E: Do you think we should have more childcare for families?
C: Well, I don’t think they can afford it as things stand now…I think it has been better but I think it’s getting worse…I think financially it’s getting worse, jobs of course are difficult, I can only go by my own nieces and nephews and some of them have done very well…
E: And could the Women’s Guild do something about that? Do you see the Women’s Guild becoming more political? Do you think it should be political?
C: Well…I don’t know anyone who’s in the Co-op Guild who’s not Labour…I don’t think that’s important. I don’t think that politics should come into local issues…this is just me…(Celia is a member of The Co-operative Party).

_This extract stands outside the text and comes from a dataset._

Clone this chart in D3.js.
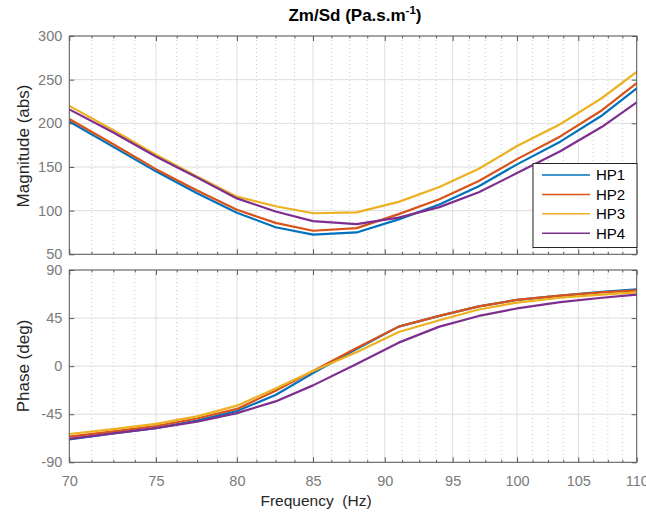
<!DOCTYPE html>
<html>
<head>
<meta charset="utf-8">
<script src="https://cdn.jsdelivr.net/npm/d3@7/dist/d3.min.js"></script>
<style>
  body { margin: 0; background: #fff; }
  svg text { font-family: "Liberation Sans", Arial, Helvetica, sans-serif; }
</style>
</head>
<body>
<div id="chart"></div>
<script>
var freqs = [70, 72.5, 75, 77.5, 80, 82.5, 85, 88, 91, 94, 97, 100, 103.5, 107, 110];

// magnitude (abs)
var magHP1 = [202, 173, 145, 120, 97.5, 81, 72.5, 75, 90, 107, 128, 153, 179, 209, 240];
var magHP2 = [205, 176, 147.5, 123, 101, 86, 77, 80, 96, 113, 134, 159, 185, 215, 246];
var magHP3 = [220, 192, 164, 139, 116, 105, 97, 98, 110, 127, 148, 174, 199, 229, 259];
var magHP4 = [216, 189.5, 162, 138, 114, 99, 88, 84.5, 92, 104, 121, 143, 168, 196, 224];

// phase (deg)
var phHP1 = [-68.5, -63, -58, -51, -42, -27, -6.5, 16, 37, 47, 56, 62, 66, 69.5, 72];
var phHP2 = [-66, -61, -56, -49, -40, -23, -4.5, 17, 37, 47, 56, 62, 66, 69, 71];
var phHP3 = [-63.5, -59, -54, -47, -37, -21, -4.5, 13, 32, 43, 53, 59.5, 64, 67, 69];
var phHP4 = [-68, -63, -58, -52, -44, -33, -18, 2, 22, 37, 47, 54, 60, 64, 67];

var seriesNames = ["HP1", "HP2", "HP3", "HP4"];
var seriesColors = ["#0072BD", "#D95319", "#EDB120", "#7E2F8E"];

var freqTicks = [70, 75, 80, 85, 90, 95, 100, 105, 110];
var magTicks = [50, 100, 150, 200, 250, 300];
var phaseTicks = [-90, -45, 0, 45, 90];

var width = 646, height = 518;

var svg = d3.select("#chart").append("svg")
    .attr("width", width)
    .attr("height", height);

// log frequency axis shared by both panels
var x = d3.scaleLog().domain([70, 110]).range([69.3, 636.7]);

// minor ticks: 4 subdivisions between major ticks
var freqMinor = [];
for (var i = 0; i < freqTicks.length - 1; ++i) {
  var step = (freqTicks[i + 1] - freqTicks[i]) / 4;
  for (var k = 1; k < 4; ++k) freqMinor.push(freqTicks[i] + k * step);
}

var axisColor = "#5a5a5a";
var tickTextColor = "#7a7a7a";
// plain hyphen for negatives, like the original
var plainFormat = function(d) { return String(d); };

function drawPanel(top, bottom, domain, yTicks, seriesData, showXLabels) {
  var y = d3.scaleLinear().domain(domain).range([bottom, top]);
  var left = x.range()[0], right = x.range()[1];
  var g = svg.append("g");

  // minor grid (vertical dotted)
  g.append("g").selectAll("line")
      .data(freqMinor)
      .enter().append("line")
      .attr("x1", function(d) { return x(d); })
      .attr("x2", function(d) { return x(d); })
      .attr("y1", top).attr("y2", bottom)
      .attr("stroke", "#c8c8c8")
      .attr("stroke-width", 1)
      .attr("stroke-dasharray", "1,3");

  // major grid
  g.append("g").selectAll("line")
      .data(freqTicks)
      .enter().append("line")
      .attr("x1", function(d) { return x(d); })
      .attr("x2", function(d) { return x(d); })
      .attr("y1", top).attr("y2", bottom)
      .attr("stroke", "#dedede");
  g.append("g").selectAll("line")
      .data(yTicks)
      .enter().append("line")
      .attr("x1", left).attr("x2", right)
      .attr("y1", function(d) { return y(d); })
      .attr("y2", function(d) { return y(d); })
      .attr("stroke", "#dedede");

  // curves
  var line = d3.line()
      .x(function(d) { return x(d[0]); })
      .y(function(d) { return y(d[1]); });
  seriesData.forEach(function(vals, s) {
    g.append("path")
        .datum(freqs.map(function(f, j) { return [f, vals[j]]; }))
        .attr("fill", "none")
        .attr("stroke", seriesColors[s])
        .attr("stroke-width", 2.2)
        .attr("stroke-linejoin", "round")
        .attr("d", line);
  });

  // axes, ticks pointing inward on all four sides
  var bottomAxis = d3.axisBottom(x).tickValues(freqTicks).tickSize(-5).tickPadding(13)
      .tickFormat(showXLabels ? plainFormat : "");
  var gb = g.append("g").attr("transform", "translate(0," + bottom + ")").call(bottomAxis);
  var gt = g.append("g").attr("transform", "translate(0," + top + ")")
      .call(d3.axisTop(x).tickValues(freqTicks).tickSize(-5).tickFormat(""));
  var gbm = g.append("g").attr("transform", "translate(0," + bottom + ")")
      .call(d3.axisBottom(x).tickValues(freqMinor).tickSize(-2.5).tickFormat(""));
  var gtm = g.append("g").attr("transform", "translate(0," + top + ")")
      .call(d3.axisTop(x).tickValues(freqMinor).tickSize(-2.5).tickFormat(""));
  var gl = g.append("g").attr("transform", "translate(" + left + ",0)")
      .call(d3.axisLeft(y).tickValues(yTicks).tickSize(-5).tickPadding(7).tickFormat(plainFormat));
  var gr = g.append("g").attr("transform", "translate(" + right + ",0)")
      .call(d3.axisRight(y).tickValues(yTicks).tickSize(-5).tickFormat(""));

  [gb, gt, gbm, gtm, gl, gr].forEach(function(a) {
    a.select(".domain").remove();
    a.selectAll("line").attr("stroke", axisColor);
    a.selectAll("text").attr("fill", tickTextColor).style("font-size", "14.5px");
  });

  // box
  g.append("rect")
      .attr("x", left).attr("y", top)
      .attr("width", right - left).attr("height", bottom - top)
      .attr("fill", "none")
      .attr("stroke", axisColor)
      .attr("stroke-width", 1);

  return y;
}

drawPanel(36, 254.3, [50, 300], magTicks, [magHP1, magHP2, magHP3, magHP4], false);
drawPanel(270, 462.3, [-90, 90], phaseTicks, [phHP1, phHP2, phHP3, phHP4], true);

// title with superscript
var title = svg.append("text")
    .attr("x", 355).attr("y", 21)
    .attr("text-anchor", "middle")
    .attr("fill", "#000")
    .style("font-size", "17px")
    .style("font-weight", "bold");
title.append("tspan").text("Zm/Sd (Pa.s.m");
title.append("tspan").attr("dy", -7).style("font-size", "11.5px").text("-1");
title.append("tspan").attr("dy", 7).text(")");

// axis labels
svg.append("text")
    .attr("x", 316).attr("y", 506)
    .attr("text-anchor", "middle")
    .attr("fill", "#262626")
    .style("font-size", "15.5px")
    .style("white-space", "pre")
    .text("Frequency  (Hz)");

svg.append("text")
    .attr("transform", "translate(29,146) rotate(-90)")
    .attr("text-anchor", "middle")
    .attr("fill", "#262626")
    .style("font-size", "17px")
    .text("Magnitude (abs)");

svg.append("text")
    .attr("transform", "translate(29,366) rotate(-90)")
    .attr("text-anchor", "middle")
    .attr("fill", "#262626")
    .style("font-size", "17px")
    .text("Phase (deg)");

// legend
var legend = svg.append("g").attr("transform", "translate(533,163.5)");
legend.append("rect")
    .attr("width", 104).attr("height", 84)
    .attr("fill", "#fff")
    .attr("stroke", "#262626")
    .attr("stroke-width", 1);
var rows = legend.selectAll("g.row")
    .data(seriesNames)
    .enter().append("g")
    .attr("class", "row")
    .attr("transform", function(d, i) { return "translate(0," + (11.5 + i * 19.4) + ")"; });
rows.append("line")
    .attr("x1", 9).attr("x2", 57)
    .attr("stroke", function(d, i) { return seriesColors[i]; })
    .attr("stroke-width", 1.5);
rows.append("text")
    .attr("x", 63).attr("dy", "0.36em")
    .attr("fill", "#000")
    .style("font-size", "15px")
    .text(function(d) { return d; });
</script>
</body>
</html>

We have lots of Labour councillors who are also members of the Co-operative Party…
E: Do you think the 2 guilds would be better moving together, or should there be a separate one for women?
C: Well I think there should be a separate one for women, but I would like to see us liaison, more than we do.

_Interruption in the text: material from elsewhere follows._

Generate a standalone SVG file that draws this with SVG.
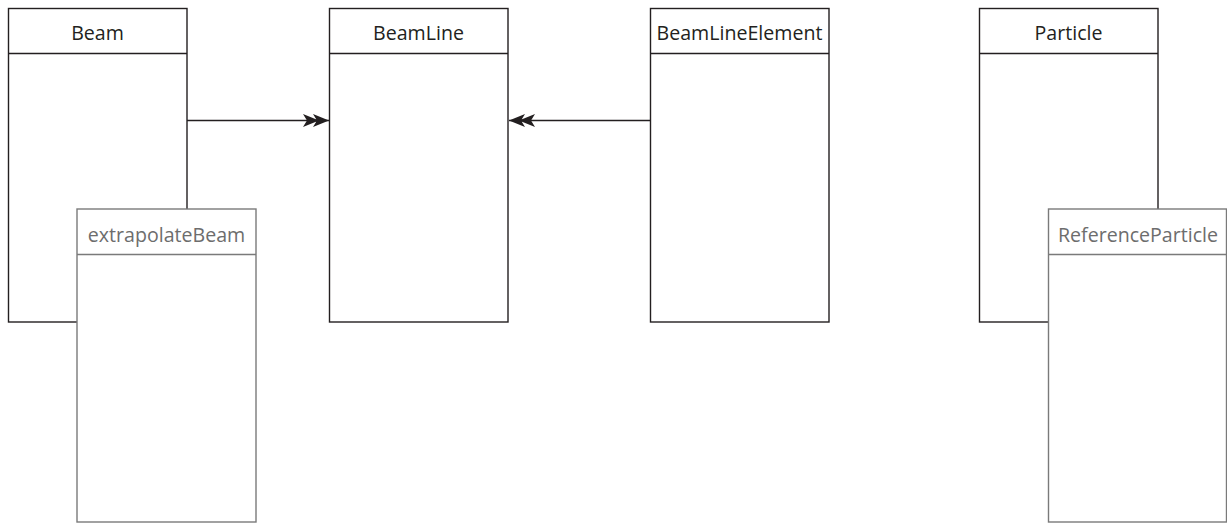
<svg xmlns="http://www.w3.org/2000/svg" width="1227" height="524" viewBox="0 0 1227 524">
  <style>
    .box { fill: #ffffff; stroke: #231f20; stroke-width: 1.4; }
    .sub { fill: #ffffff; stroke: #7a7a7a; stroke-width: 1.4; }
    .lbl { font-family: "Open Sans", "Liberation Sans", sans-serif; font-size: 19.6px; fill: #231f20; text-anchor: middle; }
    .sublbl { font-family: "Open Sans", "Liberation Sans", sans-serif; font-size: 19.6px; fill: #6d6d6d; text-anchor: middle; }
    .conn { fill: none; stroke: #231f20; stroke-width: 1.6; }
  </style>
  <defs>
    <marker id="dblhead" viewBox="0 0 26 14" refX="26" refY="7" markerWidth="26" markerHeight="14" markerUnits="userSpaceOnUse" orient="auto">
      <path d="M26,7 L10,0.5 L14,7 L10,13.5 Z M16,7 L0,0.5 L4,7 L0,13.5 Z" fill="#231f20"/>
    </marker>
  </defs>

  <rect width="1227" height="524" fill="#ffffff"/>

  <g id="beam">
    <rect class="box" x="8.5" y="8.5" width="178.5" height="313.5"/>
    <line class="box" x1="8.5" y1="53.5" x2="187" y2="53.5"/>
    <text class="lbl" x="97.5" y="40">Beam</text>
  </g>

  <g id="beamline">
    <rect class="box" x="329.5" y="8.5" width="178.5" height="313.5"/>
    <line class="box" x1="329.5" y1="53.5" x2="508" y2="53.5"/>
    <text class="lbl" x="418.5" y="40">BeamLine</text>
  </g>

  <g id="beamlineelement">
    <rect class="box" x="650.5" y="8.5" width="178.5" height="313.5"/>
    <line class="box" x1="650.5" y1="53.5" x2="829" y2="53.5"/>
    <text class="lbl" x="739.5" y="40">BeamLineElement</text>
  </g>

  <g id="particle">
    <rect class="box" x="979.5" y="8.5" width="178.5" height="313.5"/>
    <line class="box" x1="979.5" y1="53.5" x2="1158" y2="53.5"/>
    <text class="lbl" x="1068.5" y="40">Particle</text>
  </g>

  <g id="connectors">
    <line class="conn" x1="187" y1="120.5" x2="329" y2="120.5" marker-end="url(#dblhead)"/>
    <line class="conn" x1="650" y1="120.5" x2="509" y2="120.5" marker-end="url(#dblhead)"/>
  </g>

  <g id="extrapolatebeam">
    <rect class="sub" x="77" y="209" width="179" height="313"/>
    <line class="sub" x1="77" y1="254.5" x2="256" y2="254.5"/>
    <text class="sublbl" x="166.5" y="241.5">extrapolateBeam</text>
  </g>

  <g id="referenceparticle">
    <rect class="sub" x="1048.5" y="209" width="178" height="313"/>
    <line class="sub" x1="1048.5" y1="254.5" x2="1226.5" y2="254.5"/>
    <text class="sublbl" x="1138" y="241.5">ReferenceParticle</text>
  </g>
</svg>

E: Yes, and why do women still need a separate one?
C: Well, I just think, as usual men would just sort of… (Celia later tells me, she means ‘they would just take over’)
.…I think the (independent) Co-ops take more interest now of the Co-operative Woman’s Guild certainly. I’m going to be hated for this, but …we (means The North East and Cumbrian Co-op) were in a real position of strength (financially) …but now we’re in a ‘Group’ and it’s not classed as the North-East now (discusses how the whole area is now classed as part of the ‘North’ Group ).
Celia tells me she is looking forward to this year’s conference at Doncaster (Celia corrects tape) and she is at present the Secretary of the Throckley Guild branch. Celia believes that the Guild could really help younger women become more active in politics. I conclude by asking her views about the continuing shortage of women politicians:
C: Well, I thought we were doing very well with Labour and …I know the Conservatives too are trying to get more (women) members, but I mean they seem to be so right-wing it’s heart-breaking. 37mins.
Interview with Celia Sumner carried out in friend’s home by Dr E Burn, 20/1/2012.